Eis, então, cada um capturado nas redes do Amor, de uma forma ou de outra, sem poder se libertar. A trama do Universo é tecida por ele, que aperfeiçoa a forma de cada coisa. A criatura moldada por ele não faz senão retornar a seu Criador esse amor depositado nela potencialmente, e os germes que nela estão contidos devem ser desenvolvidos pelo amante apaixonado por Deus apenas, o Amado verdadeiro e supremo. Poderia o amante escapar ao poder libertador do Amor, se a menor de suas aspirações e cada uma de suas energias o expressam e não podem deixar de manifestá-lo na forma que convém ao amante? Pode-se mesmo afirmar que esse fenômeno de expressão universal do Amor existe porque o ser produzido por ele é ele mesmo amor e só pode evoluir nele, levando-o ao fim último de todas as coisas, onde o Amante, o Amado e o Amor são uma só e mesma realidade e se resolvem finalmente em sua essência comum incondicionada!

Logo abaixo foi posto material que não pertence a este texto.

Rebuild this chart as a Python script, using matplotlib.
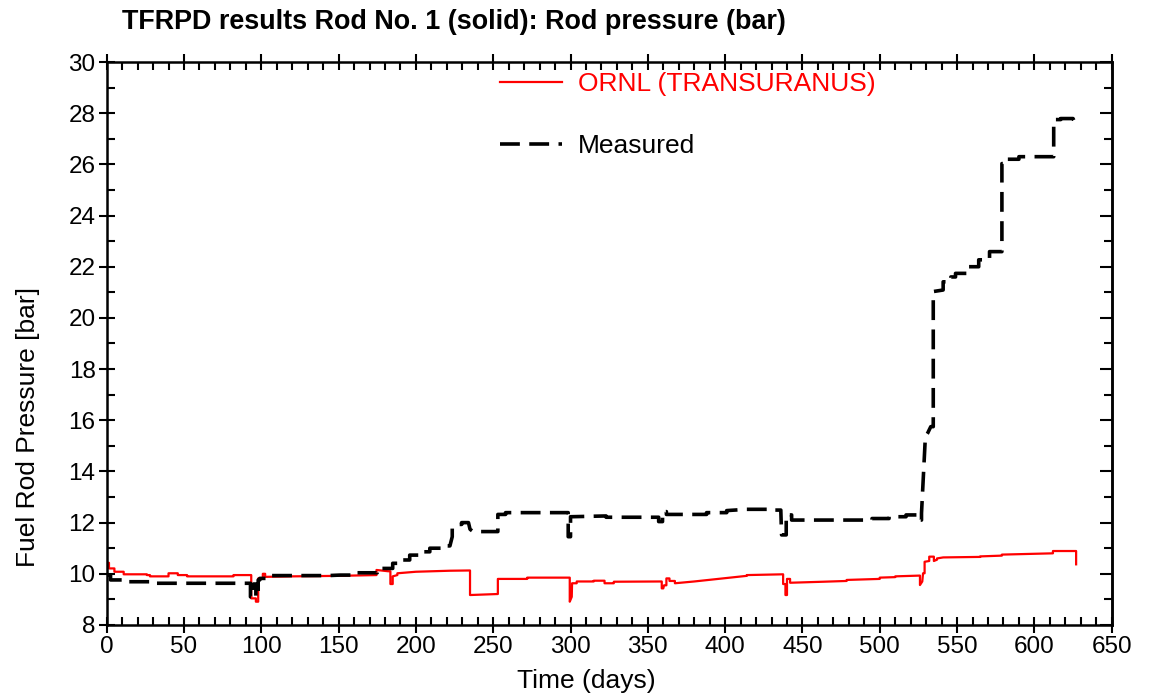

Quando o amante se orienta assim para a Beleza, expressão acabada do Amor, e contempla seu princípio através dela, nada mais pode detê-lo nos graus ascendentes desse amor e na visão unitiva de Deus através das realidades que Ele produz por e no Amor. A criatura se liberta então progressivamente da consciência disparatada e condicionada das coisas para acessar o conhecimento universal da Realidade divina. Essa contemplação da Unidade e da Beleza de Deus em todas as coisas lhe proíbe para sempre de condicionar o Amor e considerá-lo segundo modos restritivos e desviados que conduzem aparentemente a pervertê-lo.

O ser, que é feito para amar e ser amado, busca no Amor a união essencial, fonte de seu amor e de sua própria realidade, pela mediação das outras criaturas, igualmente frutos do Amor. Vivendo-o dessa maneira, não cessa de se valorizar e de contribuir para aperfeiçoar os outros por seu comportamento adequado, que gera prosperidade e felicidade.

Não negligenciará nem prejudicará ninguém, não excluindo nenhuma das manifestações do Amor, mas realizará a identidade de seu ser com seu Princípio de amor, e cada atitude de afeição será para ele a ocasião de alcançar esse fim.

É por isso que o amor será vivido por ele em todas as suas formas, que valorizará no quadro da Lei revelada, ela mesma veículo perfeito do Amor. Jamais, então, poderá desconsiderar o amor físico ou natural em benefício apenas do amor espiritual ou divino, pois o Amor, em última análise, não pode ser vivido a partir de simples dados ou categorias conceituais, mesmo que, para as necessidades da exposição, devam ser distinguidos os diferentes aspectos que ele comporta.

Um dos méritos adicionais do tratado que Ibn Arabi apresenta é nunca ter dissociado as diversas formas de amor das quais o ser humano é capaz. Composto de um corpo, uma alma e o Espírito, não pode deixar de participar dos três modos principais pelos quais o amor se impõe: físico, espiritual e divino, para realizá-los em um equilíbrio harmonioso de todo o ser, dominando cada um deles.

Este tratado, de uma riqueza inesgotável, nos conduz progressivamente à vida verdadeira do amor. É um hino ao Amor, um canto de Amor, um chamado de Amor irresistível que nos conquista na vida cotidiana e nos transporta para onde devemos nos situar no fim, no princípio e na fonte de vida do Amor universal e redentor!